Umami Dry Curing Box: Compact and User-Friendly
Not everyone has the space or the need for a large, dedicated curing cabinet. The Umami system offers an ingenious solution for small-batch curing by leveraging an appliance you already own: a refrigerator. It’s a specialized box that uses breathable membrane bags to control moisture loss inside a standard fridge.
The system is incredibly straightforward. You seal your prepared meat in the proprietary bag, place it on the rack inside the box, and put the whole thing in your fridge. The bag allows moisture to escape at a slow, controlled rate while protecting the meat from outside contaminants. It brilliantly simplifies the process, removing the need to manage the humidity of an entire chamber.
This is the perfect entry point for someone curious about curing but not ready to commit to a large piece of equipment. It’s ideal for making one or two pieces of coppa, bresaola, or pancetta at a time. While it doesn’t offer the same experience as traditional open-air hanging, it delivers fantastic, safe results with minimal fuss and a very small footprint.
Coolbot & Fridge Hack: A Customizable DIY Option
For the resourceful farmer who prefers to build rather than buy, the DIY route is a classic. This approach involves repurposing a used refrigerator or freezer and outfitting it with a few key components to turn it into a fully functional curing chamber. It’s the ultimate in customization.

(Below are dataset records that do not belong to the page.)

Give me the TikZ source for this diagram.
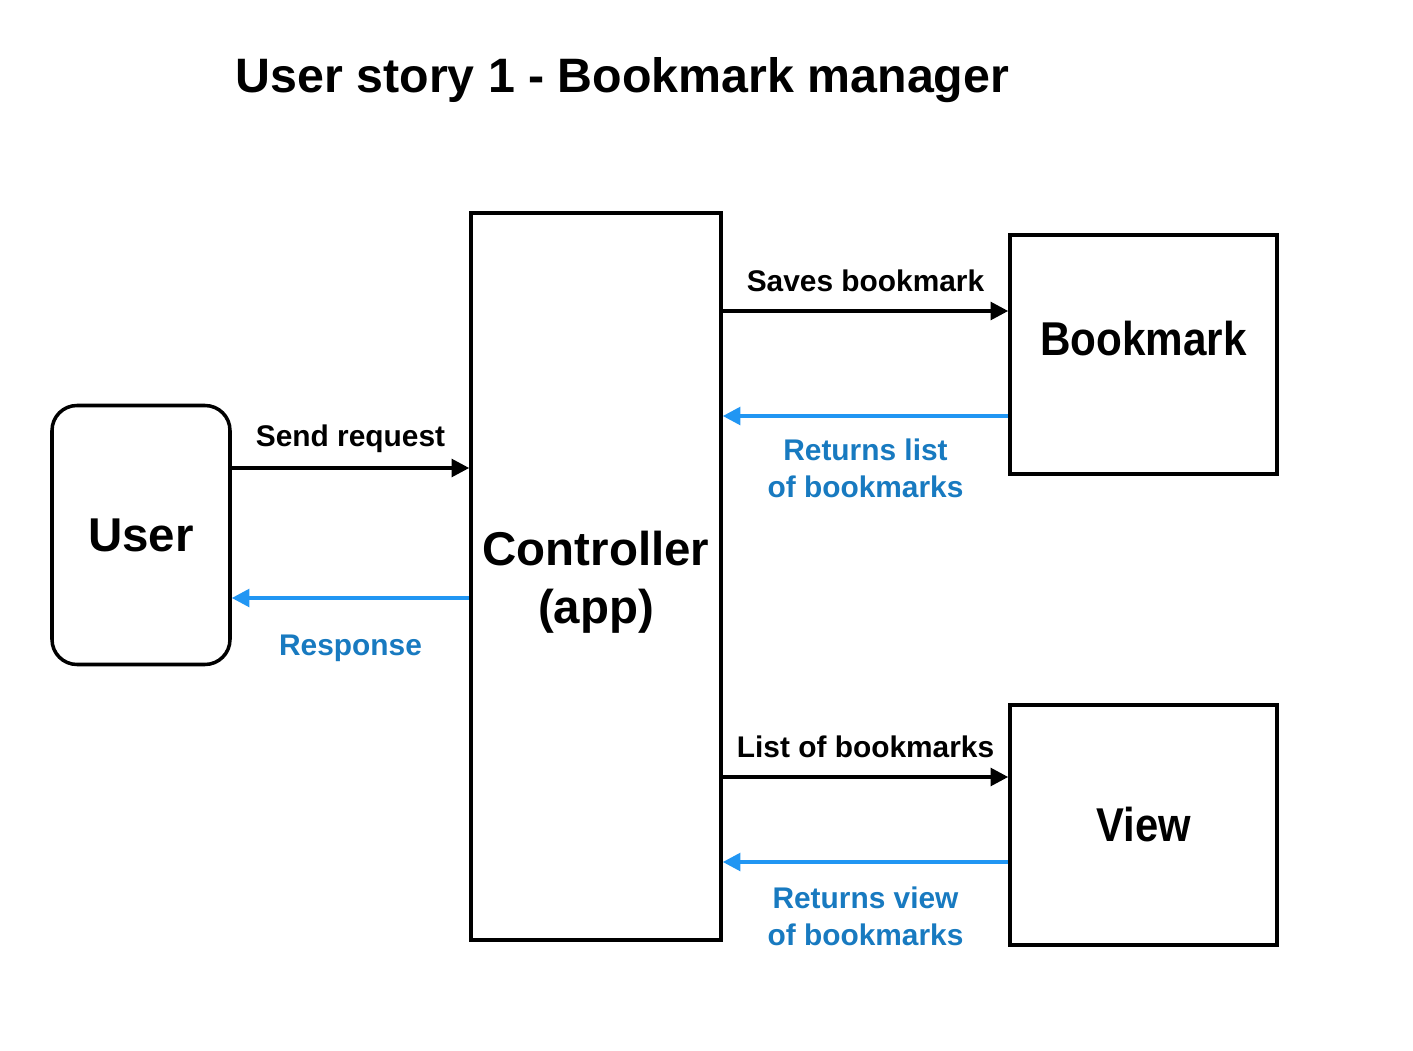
\documentclass[tikz,border=0pt]{standalone}
\usepackage{fontspec}
\usepackage{graphicx}
\setmainfont{Liberation Sans}
\usetikzlibrary{arrows.meta}
\definecolor{linkblue}{RGB}{33,150,243}
\definecolor{labelblue}{RGB}{24,122,192}

\begin{document}
\begin{tikzpicture}\tikzstyle{every node}=[font=\bfseries]
\tikzstyle{box}=[draw=black, line width=2pt]
\tikzstyle{boxtext}=[font=\fontsize{27}{33}\selectfont\bfseries, align=center]
\tikzstyle{msg}=[font=\fontsize{17}{20.5}\selectfont\bfseries, align=center]
\tikzstyle{go}=[line width=2.1pt, -{Triangle[length=10pt,width=10pt]}]
\tikzstyle{back}=[go, draw=linkblue]

   \useasboundingbox (0,0) rectangle (28.26,-21.02);

   % Title
    \node[font=\fontsize{27.5}{33}\selectfont\bfseries, anchor=base] (title) at (12.45,-1.86) {User story 1 - Bookmark manager};

   % Boxes
    \node[box, rounded corners=0.5cm, minimum width=3.56cm, minimum height=5.18cm, boxtext] (user) at (2.82,-10.7) {User};
    \node[box, minimum width=5cm, minimum height=14.54cm] (ctrl) at (11.92,-11.53) {};
    \node[boxtext] (ctrltext) at ([yshift=-0.12cm]ctrl.center) {Controller\\(app)};
    \node[box, minimum width=5.34cm, minimum height=4.78cm] (bmark) at (22.87,-7.09) {};
    \node[boxtext, anchor=base] (bmarktext) at ([yshift=-2.44cm]bmark.north) {\scalebox{0.89}[1]{Bookmark}};
    \node[box, minimum width=5.34cm, minimum height=4.8cm, boxtext] (view) at (22.87,-16.5) {\scalebox{0.88}[1]{View}};

   % Arrow levels
    \coordinate (sendy) at (0,-9.36);
    \coordinate (respy) at (0,-11.96);
    \coordinate (savey) at (0,-6.22);
    \coordinate (listy) at (0,-8.32);
    \coordinate (showy) at (0,-15.54);
    \coordinate (viewy) at (0,-17.24);

   % Requests
    \draw[go] (user.east |- sendy) -- node[msg, anchor=base, yshift=0.44cm]{Send request} (ctrl.west |- sendy);
    \draw[go] (ctrl.east |- savey) -- node[msg, anchor=base, yshift=0.38cm]{Saves bookmark} (bmark.west |- savey);
    \draw[go] (ctrl.east |- showy) -- node[msg, anchor=base, yshift=0.4cm]{List of bookmarks} (view.west |- showy);

   % Answers (base = last line)
    \draw[back] (ctrl.west |- respy) -- node[msg, labelblue, anchor=base, yshift=-1.14cm]{Response} (user.east |- respy);
    \draw[back] (bmark.west |- listy) -- node[msg, labelblue, anchor=base, yshift=-1.62cm]{Returns list\\of bookmarks} (ctrl.east |- listy);
    \draw[back] (view.west |- viewy) -- node[msg, labelblue, anchor=base, yshift=-1.66cm]{Returns view\\of bookmarks} (ctrl.east |- viewy);

\end{tikzpicture}
\end{document}
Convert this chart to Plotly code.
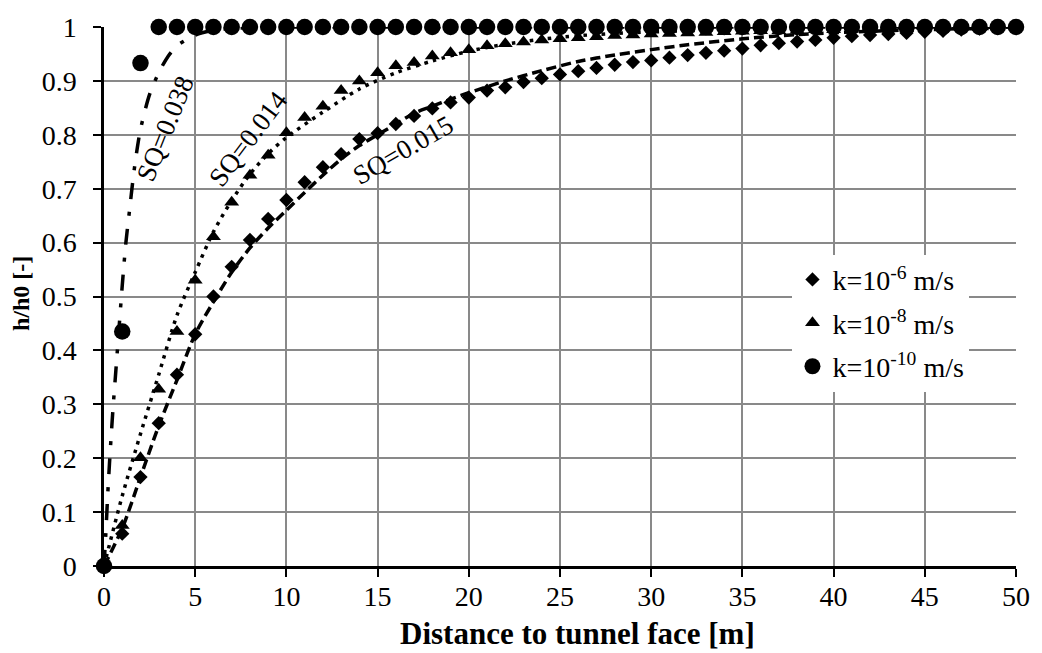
import plotly.graph_objects as go

# ---- data ----
x_pts = list(range(0, 51))

k6_vals = [0, 0.06, 0.165, 0.265, 0.355, 0.43, 0.50, 0.555, 0.605, 0.644, 0.679,
           0.712, 0.74, 0.764, 0.792, 0.803, 0.82, 0.835, 0.849, 0.86, 0.869,
           0.882, 0.888, 0.898, 0.905, 0.912, 0.918, 0.924, 0.93, 0.935, 0.938,
           0.943, 0.948, 0.952, 0.956, 0.96, 0.966, 0.97, 0.973, 0.976, 0.98,
           0.983, 0.985, 0.987, 0.989, 0.991, 0.993, 0.995, 0.997, 0.998, 1.0]

k8_vals = [0, 0.075, 0.201, 0.328, 0.435, 0.53, 0.611, 0.675, 0.725, 0.762, 0.804,
           0.832, 0.853, 0.882, 0.90, 0.915, 0.928, 0.934, 0.946, 0.952, 0.958,
           0.965, 0.969, 0.972, 0.976, 0.978, 0.98, 0.982, 0.984, 0.985, 0.987,
           0.988, 0.989, 0.990, 0.991, 0.992, 0.993, 0.993, 0.994, 0.995, 0.995,
           0.996, 0.996, 0.997, 0.997, 0.998, 0.998, 0.999, 0.999, 1.0, 1.0]

k10_vals = [0, 0.435, 0.933] + [1.0] * 48

# fitted curves
fit015_x = [0, 1, 2, 3, 4, 5, 6, 7, 8, 9, 10, 11, 12, 13, 14, 15, 16, 17, 18, 19, 20,
            22, 24, 26, 28, 30, 32, 35, 38, 42, 46, 50]
fit015_y = [0, 0.07, 0.165, 0.26, 0.345, 0.43, 0.49, 0.545, 0.59, 0.627, 0.66, 0.693,
            0.725, 0.755, 0.78, 0.80, 0.82, 0.84, 0.853, 0.866, 0.878, 0.90, 0.919,
            0.936, 0.948, 0.958, 0.967, 0.978, 0.986, 0.992, 0.996, 0.998]

fit014_x = [0, 1, 2, 3, 4, 5, 6, 7, 8, 9, 10, 12, 14, 16, 18, 20, 22, 25, 28, 32,
            36, 42, 50]
fit014_y = [0, 0.13, 0.245, 0.355, 0.465, 0.545, 0.62, 0.678, 0.727, 0.765, 0.795,
            0.842, 0.885, 0.915, 0.937, 0.955, 0.968, 0.981, 0.988, 0.993, 0.996,
            0.998, 1.0]

fit038_x = [0, 0.1, 0.2, 0.3, 0.4, 0.5, 0.6, 0.7, 0.8, 1.0, 1.2, 1.4, 1.6, 1.8, 2.0,
            2.5, 3.0, 3.5, 4.0, 5.0, 6.0, 8.0, 10, 20, 50]
fit038_y = [0, 0.06, 0.13, 0.19, 0.245, 0.295, 0.34, 0.385, 0.43, 0.52, 0.6, 0.66,
            0.72, 0.77, 0.81, 0.875, 0.915, 0.945, 0.965, 0.985, 0.994, 0.999, 1.0,
            1.0, 1.0]

legend_names = ["k=10<sup>-6</sup> m/s", "k=10<sup>-8</sup> m/s", "k=10<sup>-10</sup> m/s"]
sq_labels = ["SQ=0.038", "SQ=0.014", "SQ=0.015"]
x_title = "Distance to tunnel face [m]"
y_title = "h/h0 [-]"

FONT = "Liberation Serif, Times New Roman, serif"

fig = go.Figure()

fig.add_trace(go.Scatter(x=x_pts, y=k6_vals, mode="markers", name=legend_names[0],
                         marker=dict(symbol="diamond", size=11, color="black"),
                         cliponaxis=False, legendgroup="a"))
fig.add_trace(go.Scatter(x=x_pts, y=k8_vals, mode="markers", name=legend_names[1],
                         marker=dict(symbol="triangle-up", size=13, color="black"),
                         cliponaxis=False, legendgroup="b"))
fig.add_trace(go.Scatter(x=x_pts, y=k10_vals, mode="markers", name=legend_names[2],
                         marker=dict(symbol="circle", size=16.5, color="black"),
                         cliponaxis=False, legendgroup="c"))

fig.add_trace(go.Scatter(x=fit015_x, y=fit015_y, mode="lines", showlegend=False,
                         line=dict(color="black", width=3.5, dash="10px,5px", shape="spline", smoothing=0.8)))
fig.add_trace(go.Scatter(x=fit014_x, y=fit014_y, mode="lines", showlegend=False,
                         line=dict(color="black", width=3.5, dash="3.5px,5.5px", shape="spline", smoothing=0.8)))
fig.add_trace(go.Scatter(x=fit038_x, y=fit038_y, mode="lines", showlegend=False,
                         line=dict(color="black", width=3.5, dash="16px,13px,4px,13px", shape="spline", smoothing=0.8)))

# SQ annotations (data coords)
ann_pos = [(3.38, 0.812, -68), (7.9, 0.792, -53), (16.4, 0.771, -30)]
for txt, (ax_, ay_, ang) in zip(sq_labels, ann_pos):
    fig.add_annotation(x=ax_, y=ay_, xref="x", yref="y", text=txt, showarrow=False,
                       textangle=ang, font=dict(family=FONT, size=27, color="black"),
                       xanchor="center", yanchor="middle")

W, H = 1042, 653
L, R, T, B = 104, 20, 24, 87
pw, ph = W - L - R, H - T - B

def px2paper(px, py):
    return (px - L) / pw, (H - B - py) / ph

tx, ty = px2paper(581, 652)
fig.add_annotation(x=tx, y=ty, xref="paper", yref="paper", text="<b>" + x_title + "</b>",
                   showarrow=False, font=dict(family=FONT, size=31, color="black"),
                   xanchor="center", yanchor="bottom", borderpad=0)
tx, ty = px2paper(20, 292)
fig.add_annotation(x=tx, y=ty, xref="paper", yref="paper", text="<b>" + y_title + "</b>",
                   showarrow=False, textangle=-90, font=dict(family=FONT, size=24, color="black"),
                   xanchor="center", yanchor="middle")

lx, ly = px2paper(797, 253)
fig.update_layout(
    width=W, height=H,
    margin=dict(l=L, r=R, t=T, b=B),
    paper_bgcolor="white", plot_bgcolor="white",
    font=dict(family=FONT, size=28, color="black"),
    showlegend=True,
    legend=dict(x=lx, y=ly, xanchor="left", yanchor="top", bgcolor="white",
                borderwidth=0, font=dict(family=FONT, size=28, color="black"),
                tracegroupgap=4, itemwidth=30),
    xaxis=dict(range=[0, 50], dtick=5, tick0=0, showgrid=True, gridcolor="#898989",
               gridwidth=2, showline=True, linecolor="black", linewidth=2.5,
               ticks="outside", ticklen=8, tickwidth=2, tickcolor="black",
               zeroline=False, ticklabelstandoff=-4,
               tickfont=dict(family=FONT, size=28, color="black")),
    yaxis=dict(range=[0, 1], dtick=0.1, tick0=0, showgrid=True, gridcolor="#898989",
               gridwidth=2, showline=True, linecolor="black", linewidth=2.5,
               ticks="outside", ticklen=8, tickwidth=2, tickcolor="black",
               zeroline=False, ticklabelstandoff=11,
               tickfont=dict(family=FONT, size=28, color="black")),
)

fig.write_html("out.html")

The core of this setup is a Coolbot. This device overrides a standard air conditioner’s thermostat, allowing it to cool a well-insulated space to refrigerator-like temperatures. For a fridge hack, you’d use an external temperature controller (like an Inkbird) to cycle the fridge’s power. Then, you add another controller for humidity, hooking it up to a small humidifier and a mini dehumidifier placed inside the fridge.
The huge advantage here is control and cost. You can build a large-capacity chamber for a fraction of the price of a commercial unit. The downside is that you are the manufacturer. You have to source the parts, assemble it, calibrate it, and troubleshoot any issues. This is a project, not a product, but for the hands-on person, it’s a rewarding and highly effective path to perfect salumi.

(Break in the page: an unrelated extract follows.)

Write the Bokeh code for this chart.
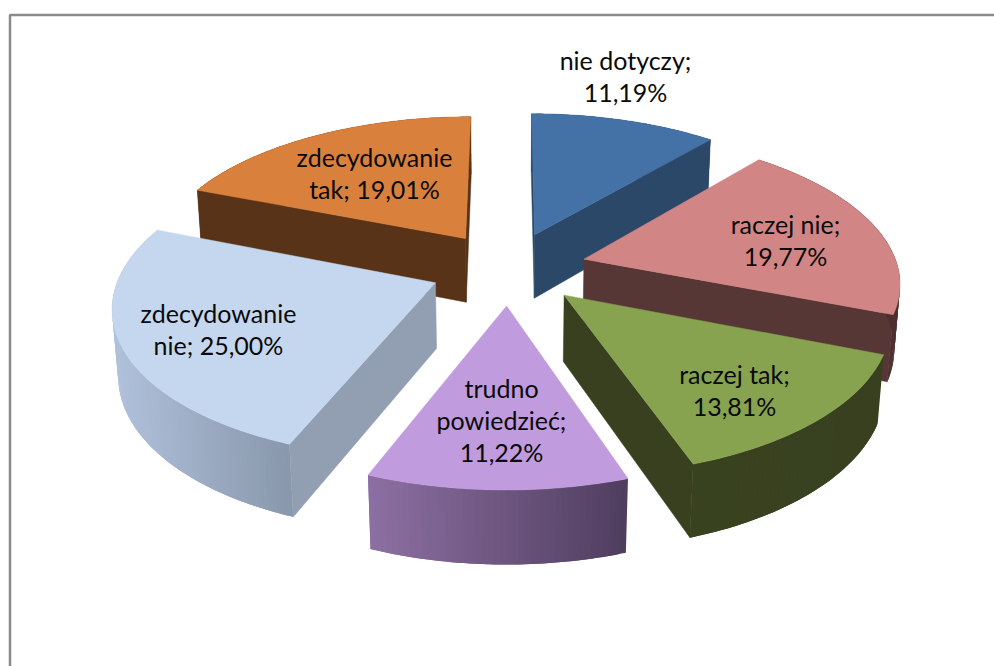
import numpy as np
from bokeh.plotting import figure
from bokeh.models import Range1d
from bokeh.core.properties import value as bvalue
from bokeh.embed import file_html
from bokeh.resources import INLINE

categories = ["nie dotyczy", "raczej nie", "raczej tak", "trudno powiedzieć", "zdecydowanie nie", "zdecydowanie tak"]
shares = [11.19, 19.77, 13.81, 11.22, 25.00, 19.01]
top_colors = ["#4472a6", "#d28585", "#87a34f", "#c09bde", "#c5d7ef", "#d9813c"]
face_colors = ["#2b4869", "#573636", "#384020", "#5f4a72", "#929fb2", "#593318"]
arc_left = ["#2b4869", "#573636", "#39421f", "#8d70a3", "#b0c1db", "#593318"]
arc_right = ["#2b4869", "#4f3030", "#384020", "#4f3d5e", "#8897ab", "#593318"]
label_lines = [["nie dotyczy;"], ["raczej nie;"], ["raczej tak;"], ["trudno", "powiedzieć;"], ["zdecydowanie", "nie;"], ["zdecydowanie", "tak;"]]
label_pos = [(625, 59), (785, 223), (734, 373), (501, 387), (218, 312), (374, 156)]
draw_order = [0, 5, 1, 4, 2, 3]

# projection parameters of the 3-D view
CX, CY, A, B, D, P, Q, EXPLODE = 508.0, 267.5, 314.0, 146.5, 66.0, 0.14, 0.015, 0.25

def project(a, b, h=0.0):
    w = 1 + P * b + Q * h
    return CX + A * a / w, CY + (-B * b + D * h) / w

def hex2rgb(c):
    return np.array([int(c[i:i + 2], 16) for i in (1, 3, 5)], float)

def mix(c1, c2, t):
    r = hex2rgb(c1) * (1 - t) + hex2rgb(c2) * t
    return "#%02x%02x%02x" % tuple(int(round(v)) for v in r)

p = figure(width=994, height=666, x_range=Range1d(0, 994), y_range=Range1d(666, 0),
           output_backend="svg", toolbar_location=None, min_border=0,
           outline_line_color=None, background_fill_color="white", border_fill_color="white")
p.axis.visible = False
p.grid.visible = False
p.line([9.5, 9.5, 994], [666, 14.5, 14.5], line_color="#8a8a8a", line_width=2.5)

fractions = np.array(shares) / sum(shares)
starts = np.concatenate([[0], np.cumsum(fractions)[:-1]]) * 2 * np.pi
ends = np.cumsum(fractions) * 2 * np.pi

for i in draw_order:
    t0, t1 = starts[i], ends[i]
    mid = (t0 + t1) / 2
    a0, b0 = EXPLODE * np.sin(mid), EXPLODE * np.cos(mid)
    th = np.linspace(t0, t1, max(8, int(shares[i] * 4)))
    aa, bb = a0 + np.sin(th), b0 + np.cos(th)
    tx, ty = project(aa, bb, 0.0)
    lx, ly = project(aa, bb, 1.0)
    ax, ay = project(a0, b0, 0.0)
    ux, uy = project(a0, b0, 1.0)
    # radial faces: only those that turn towards the viewer
    mx, my = tx.mean() - ax, ty.mean() - ay
    for k in (0, -1):
        ex, ey = tx[k] - ax, ty[k] - ay
        if np.sign(ex) != np.sign(ex * my - ey * mx):
            p.patch([ax, tx[k], lx[k], ux], [ay, ty[k], ly[k], uy],
                    fill_color=face_colors[i], line_color=face_colors[i], line_width=0.5)
    # outer surface: overlapping bands painted in sequence give the gradient without seams
    xmin, xmax = tx.min(), tx.max()
    xs, ys, cols = [], [], []
    n = len(th)
    for k in range(n - 1):
        e = min(k + 2, n - 1)
        idx = list(range(k, e + 1))
        xs.append(list(tx[idx]) + list(lx[idx][::-1]))
        ys.append(list(ty[idx]) + list(ly[idx][::-1]))
        t = ((tx[k] + tx[k + 1]) / 2 - xmin) / max(xmax - xmin, 1)
        cols.append(mix(arc_left[i], arc_right[i], t))
    p.patches(xs, ys, fill_color=cols, line_color=None)
    # top
    p.patch(np.concatenate([[ax], tx]), np.concatenate([[ay], ty]),
            fill_color=top_colors[i], line_color=top_colors[i], line_width=0.5)

LINE = 32.3
for i, (lines, pos) in enumerate(zip(label_lines, label_pos)):
    pct = f"{shares[i]:.2f}".replace(".", ",") + "%"
    rows = list(lines)
    if lines[0] == "zdecydowanie":
        rows = [lines[0], lines[1] + " " + pct]
    else:
        rows = rows + [pct]
    for j, s in enumerate(rows):
        p.text([pos[0]], [pos[1] + j * LINE], text=[s], text_font=bvalue("Lato"),
               text_font_size="25px", text_align="center", text_baseline="middle",
               text_color="#0a0a0a", text_font_style="normal")

open("out.html", "w").write(file_html(p, INLINE))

Selecting a Box to Prevent Mold & Case Hardening
Ultimately, your choice of a curing box comes down to which problem you’re most concerned about and how you prefer to solve it. All these options are designed to defeat the twin demons of bad mold and case hardening, but they do it in different ways. Your job is to match the tool to your needs.
Here’s a simple framework for making a decision:
- If you want to master the basics first: Start with a temperature-focused unit like the TSM Cabinet and manage humidity yourself.

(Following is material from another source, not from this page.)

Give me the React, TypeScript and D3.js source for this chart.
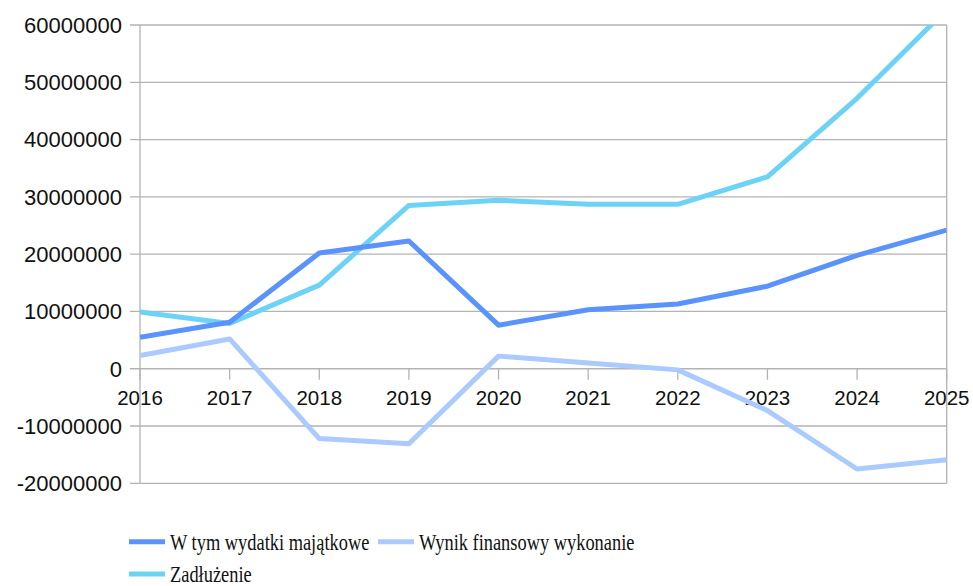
import React from "react";
import * as d3 from "d3";

const years = ["2016", "2017", "2018", "2019", "2020", "2021", "2022", "2023", "2024", "2025"];
const wydatki = [5500000, 8100000, 20200000, 22300000, 7600000, 10300000, 11300000, 14400000, 19800000, 24200000];
const wynik = [2300000, 5200000, -12200000, -13100000, 2200000, 1000000, -200000, -7300000, -17500000, -15900000];
const zadluzenie = [9900000, 7900000, 14600000, 28500000, 29400000, 28700000, 28700000, 33500000, 47200000, 62700000];
const yTicks = [60000000, 50000000, 40000000, 30000000, 20000000, 10000000, 0, -10000000, -20000000];

const series = [
  { name: "W tym wydatki majątkowe", values: wydatki, color: "#5b93fc" },
  { name: "Wynik finansowy wykonanie", values: wynik, color: "#abcaff" },
  { name: "Zadłużenie", values: zadluzenie, color: "#6cd3f7" },
];

export default function App() {
  const W = 973, H = 586;
  const left = 140, right = 946.7, top = 25, bottom = 483.3;
  const x = d3.scalePoint<string>().domain(years).range([left, right]);
  const y = d3.scaleLinear().domain([-20000000, 60000000]).range([bottom, top]);
  const line = d3.line<number>().x((_, i) => x(years[i])!).y((v) => y(v));
  const grid = "#b3b3b3";
  const drawOrder = [series[2], series[0], series[1]];
  return (
    <svg width={W} height={H} style={{ position: "absolute", left: 0, top: 0 }}>
      <rect width={W} height={H} fill="#fff" />
      <defs>
        <clipPath id="plot">
          <rect x={left} y={top} width={right - left} height={bottom - top} />
        </clipPath>
      </defs>
      {yTicks.map((t) => (
        <g key={t}>
          <line x1={130} x2={right} y1={y(t)} y2={y(t)} stroke={grid} strokeWidth={1.3} />
          <text x={122} y={y(t)} dy="0.36em" textAnchor="end" fontFamily="Liberation Sans, Arial, sans-serif" fontSize={22} fill="#111">
            {String(t)}
          </text>
        </g>
      ))}
      <line x1={left} x2={left} y1={top} y2={bottom} stroke={grid} strokeWidth={1.3} />
      <line x1={right} x2={right} y1={top} y2={bottom} stroke={grid} strokeWidth={1.3} />
      {years.map((yr) => (
        <g key={yr}>
          <line x1={x(yr)} x2={x(yr)} y1={y(0)} y2={y(0) + 11} stroke={grid} strokeWidth={1.3} />
          <text x={x(yr)} y={405} textAnchor="middle" fontFamily="Liberation Sans, Arial, sans-serif" fontSize={20.5} fill="#111">
            {yr}
          </text>
        </g>
      ))}
      <g clipPath="url(#plot)">
        {drawOrder.map((s) => (
          <path key={s.name} d={line(s.values)!} fill="none" stroke={s.color} strokeWidth={5} strokeLinejoin="round" />
        ))}
      </g>
      {[
        { s: series[0], lx: 129, ly: 541.7 },
        { s: series[1], lx: 378, ly: 541.7 },
        { s: series[2], lx: 129, ly: 574 },
      ].map(({ s, lx, ly }) => (
        <g key={s.name}>
          <line x1={lx} x2={lx + 36} y1={ly} y2={ly} stroke={s.color} strokeWidth={5} />
          <g transform={`translate(${lx + 41},${ly}) scale(0.8,1)`}>
            <text x={0} y={0} dy="0.34em" fontFamily="Liberation Serif, Times New Roman, serif" fontSize={23} fill="#111">
              {s.name}
            </text>
          </g>
        </g>
      ))}
    </svg>
  );
}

- If you value convenience and automation: Choose a unit with integrated humidity control like the SteakAger PRO 40.
- If you’re curing large, uniform batches: Prioritize a chamber with excellent airflow, such as the Curing Chamber Pro.
- If food safety is your absolute top priority: The UVC sterilization of the Dry Ager DX 500 is your best bet.
- If you’re short on space or just starting: The Umami Dry system is a low-risk, high-reward entry point.
- If you love to build and customize: The Coolbot/Fridge Hack offers unmatched flexibility and value.
There is no single "best" curing chamber, only the one that’s best for you. Consider your budget, the amount of space you have, and how much time you want to spend tinkering versus letting the machine do the work. The right box will feel less like an appliance and more like a reliable partner in preserving your harvest.
A proper curing box is more than just a cold space; it’s an investment in consistency, safety, and success. It’s the bridge that takes your high-quality, farm-raised meat and transforms it into a shelf-stable, delicious product you can be proud to share. By controlling the environment, you honor the animal, your time, and the craft of preservation.